-- begin --

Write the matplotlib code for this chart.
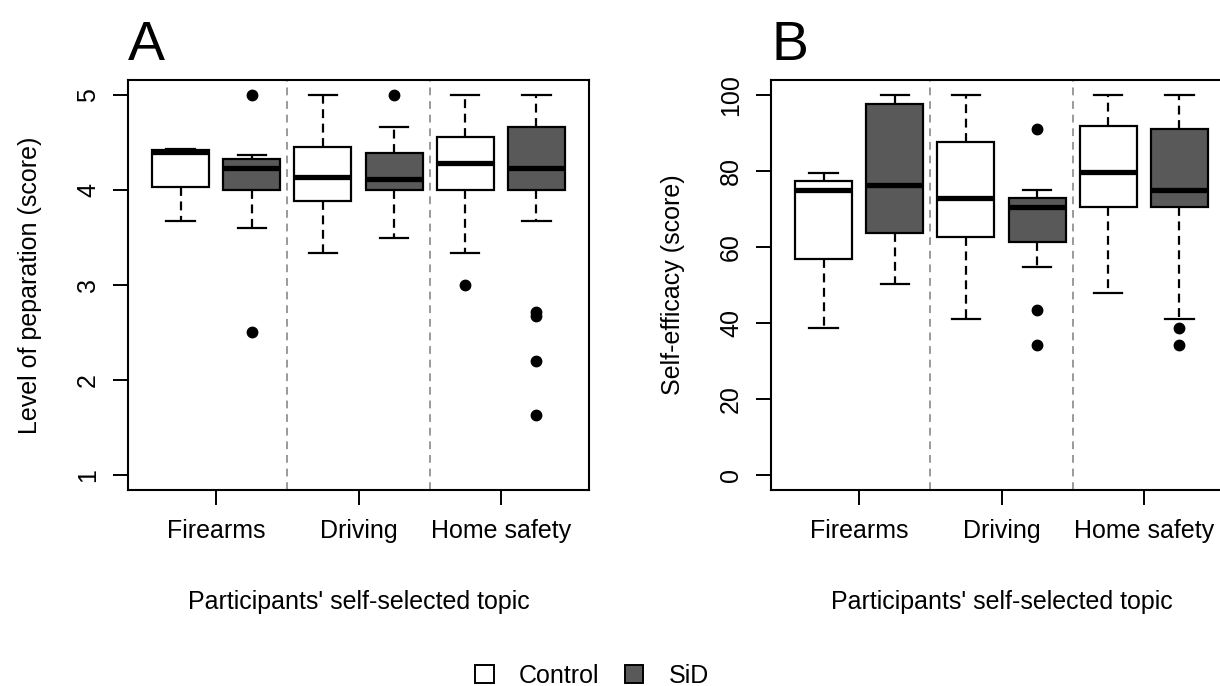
import matplotlib.pyplot as plt
from matplotlib.patches import Patch

plt.rcParams['font.family'] = ['Liberation Sans', 'DejaVu Sans']

topics = ["Firearms", "Driving", "Home safety"]
groups = ["Control", "SiD"]
group_colors = ["white", "#595959"]

# boxes in order: Control/SiD for Firearms, Driving, Home safety
# panel A: level of preparation
prep_lo = [3.67, 3.60, 3.34, 3.50, 3.34, 3.67]
prep_q1 = [4.03, 4.00, 3.88, 4.00, 4.00, 4.00]
prep_med = [4.40, 4.23, 4.14, 4.12, 4.29, 4.23]
prep_q3 = [4.42, 4.33, 4.45, 4.39, 4.56, 4.67]
prep_hi = [4.43, 4.37, 5.00, 4.67, 5.00, 5.00]
prep_out = [[], [5.0, 2.5], [], [5.0], [3.0], [2.72, 2.67, 2.2, 1.63]]

# panel B: self-efficacy
eff_lo = [38.7, 50.2, 41.1, 54.7, 47.8, 41.1]
eff_q1 = [56.9, 63.7, 62.6, 61.4, 70.6, 70.6]
eff_med = [75.0, 76.3, 72.9, 70.5, 79.7, 75.1]
eff_q3 = [77.3, 97.8, 87.6, 72.8, 92.0, 91.0]
eff_hi = [79.6, 100.0, 100.0, 75.0, 100.0, 100.0]
eff_out = [[], [], [], [91.0, 43.4, 34.2], [], [38.7, 34.2]]


def draw_panel(ax, lo, q1, med, q3, hi, out, yticks, ylabel, letter):
    stats = []
    for i in range(len(med)):
        stats.append(dict(whislo=lo[i], q1=q1[i], med=med[i], q3=q3[i],
                          whishi=hi[i], fliers=out[i]))
    pos = list(range(1, len(stats) + 1))
    bp = ax.bxp(stats, positions=pos, widths=0.8, patch_artist=True,
                capwidths=0.4, showfliers=True,
                boxprops=dict(edgecolor="black", linewidth=1.6),
                medianprops=dict(color="black", linewidth=3.8, solid_capstyle="butt"),
                whiskerprops=dict(color="black", linewidth=1.6, linestyle=(0, (4, 2.5))),
                capprops=dict(color="black", linewidth=1.6),
                flierprops=dict(marker="o", markerfacecolor="black",
                                markeredgecolor="black", markersize=7.5))
    for i, b in enumerate(bp["boxes"]):
        b.set_facecolor(group_colors[i % 2])
    for x in [2.5, 4.5]:
        ax.axvline(x, color="#9a9a9a", linestyle=(0, (4, 3)), linewidth=1.4, zorder=0)
    ax.set_xlim(0.26, 6.74)
    rng = yticks[-1] - yticks[0]
    ax.set_ylim(yticks[0] - 0.04 * rng, yticks[-1] + 0.04 * rng)
    ax.set_xticks([1.5, 3.5, 5.5])
    ax.set_xticklabels(topics)
    ax.set_yticks(yticks)
    ax.set_yticklabels([str(t) for t in yticks], rotation=90, va="center")
    ax.tick_params(axis="both", labelsize=18, length=11, width=1.4, direction="out")
    ax.tick_params(axis="x", pad=10)
    ax.tick_params(axis="y", pad=9)
    for s in ax.spines.values():
        s.set_linewidth(1.5)
    ax.set_xlabel("Participants' self-selected topic", fontsize=18)
    ax.xaxis.set_label_coords(0.5, -0.245)
    ax.set_ylabel(ylabel, fontsize=18)
    ax.yaxis.set_label_coords(-0.187, 0.5)
    ax.text(0.0, 1.048, letter, transform=ax.transAxes, fontsize=40,
            ha="left", va="baseline")


fig = plt.figure(figsize=(12.2, 6.86), dpi=100)
axA = fig.add_axes([128 / 1220, 1 - 490 / 686, 461 / 1220, 410 / 686])
axB = fig.add_axes([771 / 1220, 1 - 490 / 686, 461 / 1220, 410 / 686])

draw_panel(axA, prep_lo, prep_q1, prep_med, prep_q3, prep_hi, prep_out,
           [1, 2, 3, 4, 5], "Level of peparation (score)", "A")
draw_panel(axB, eff_lo, eff_q1, eff_med, eff_q3, eff_hi, eff_out,
           [0, 20, 40, 60, 80, 100], "Self-efficacy (score)", "B")

handles = [Patch(facecolor=c, edgecolor="black", linewidth=1.4) for c in group_colors]
fig.legend(handles, groups, loc="center", bbox_to_anchor=(592 / 1220, 1 - 676 / 686),
           ncol=2, frameon=False, fontsize=18, handlelength=0.75, handleheight=0.75,
           handletextpad=1.0, columnspacing=1.0, borderpad=0.1)

fig.savefig("out.png", dpi=100)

-- end --

What is expected:
Copy the whole listing above word for word but do not carry over the pictures.

Response:
Write the matplotlib code for this chart.
import matplotlib.pyplot as plt
from matplotlib.patches import Patch

plt.rcParams['font.family'] = ['Liberation Sans', 'DejaVu Sans']

topics = ["Firearms", "Driving", "Home safety"]
groups = ["Control", "SiD"]
group_colors = ["white", "#595959"]

# boxes in order: Control/SiD for Firearms, Driving, Home safety
# panel A: level of preparation
prep_lo = [3.67, 3.60, 3.34, 3.50, 3.34, 3.67]
prep_q1 = [4.03, 4.00, 3.88, 4.00, 4.00, 4.00]
prep_med = [4.40, 4.23, 4.14, 4.12, 4.29, 4.23]
prep_q3 = [4.42, 4.33, 4.45, 4.39, 4.56, 4.67]
prep_hi = [4.43, 4.37, 5.00, 4.67, 5.00, 5.00]
prep_out = [[], [5.0, 2.5], [], [5.0], [3.0], [2.72, 2.67, 2.2, 1.63]]

# panel B: self-efficacy
eff_lo = [38.7, 50.2, 41.1, 54.7, 47.8, 41.1]
eff_q1 = [56.9, 63.7, 62.6, 61.4, 70.6, 70.6]
eff_med = [75.0, 76.3, 72.9, 70.5, 79.7, 75.1]
eff_q3 = [77.3, 97.8, 87.6, 72.8, 92.0, 91.0]
eff_hi = [79.6, 100.0, 100.0, 75.0, 100.0, 100.0]
eff_out = [[], [], [], [91.0, 43.4, 34.2], [], [38.7, 34.2]]


def draw_panel(ax, lo, q1, med, q3, hi, out, yticks, ylabel, letter):
    stats = []
    for i in range(len(med)):
        stats.append(dict(whislo=lo[i], q1=q1[i], med=med[i], q3=q3[i],
                          whishi=hi[i], fliers=out[i]))
    pos = list(range(1, len(stats) + 1))
    bp = ax.bxp(stats, positions=pos, widths=0.8, patch_artist=True,
                capwidths=0.4, showfliers=True,
                boxprops=dict(edgecolor="black", linewidth=1.6),
                medianprops=dict(color="black", linewidth=3.8, solid_capstyle="butt"),
                whiskerprops=dict(color="black", linewidth=1.6, linestyle=(0, (4, 2.5))),
                capprops=dict(color="black", linewidth=1.6),
                flierprops=dict(marker="o", markerfacecolor="black",
                                markeredgecolor="black", markersize=7.5))
    for i, b in enumerate(bp["boxes"]):
        b.set_facecolor(group_colors[i % 2])
    for x in [2.5, 4.5]:
        ax.axvline(x, color="#9a9a9a", linestyle=(0, (4, 3)), linewidth=1.4, zorder=0)
    ax.set_xlim(0.26, 6.74)
    rng = yticks[-1] - yticks[0]
    ax.set_ylim(yticks[0] - 0.04 * rng, yticks[-1] + 0.04 * rng)
    ax.set_xticks([1.5, 3.5, 5.5])
    ax.set_xticklabels(topics)
    ax.set_yticks(yticks)
    ax.set_yticklabels([str(t) for t in yticks], rotation=90, va="center")
    ax.tick_params(axis="both", labelsize=18, length=11, width=1.4, direction="out")
    ax.tick_params(axis="x", pad=10)
    ax.tick_params(axis="y", pad=9)
    for s in ax.spines.values():
        s.set_linewidth(1.5)
    ax.set_xlabel("Participants' self-selected topic", fontsize=18)
    ax.xaxis.set_label_coords(0.5, -0.245)
    ax.set_ylabel(ylabel, fontsize=18)
    ax.yaxis.set_label_coords(-0.187, 0.5)
    ax.text(0.0, 1.048, letter, transform=ax.transAxes, fontsize=40,
            ha="left", va="baseline")


fig = plt.figure(figsize=(12.2, 6.86), dpi=100)
axA = fig.add_axes([128 / 1220, 1 - 490 / 686, 461 / 1220, 410 / 686])
axB = fig.add_axes([771 / 1220, 1 - 490 / 686, 461 / 1220, 410 / 686])

draw_panel(axA, prep_lo, prep_q1, prep_med, prep_q3, prep_hi, prep_out,
           [1, 2, 3, 4, 5], "Level of peparation (score)", "A")
draw_panel(axB, eff_lo, eff_q1, eff_med, eff_q3, eff_hi, eff_out,
           [0, 20, 40, 60, 80, 100], "Self-efficacy (score)", "B")

handles = [Patch(facecolor=c, edgecolor="black", linewidth=1.4) for c in group_colors]
fig.legend(handles, groups, loc="center", bbox_to_anchor=(592 / 1220, 1 - 676 / 686),
           ncol=2, frameon=False, fontsize=18, handlelength=0.75, handleheight=0.75,
           handletextpad=1.0, columnspacing=1.0, borderpad=0.1)

fig.savefig("out.png", dpi=100)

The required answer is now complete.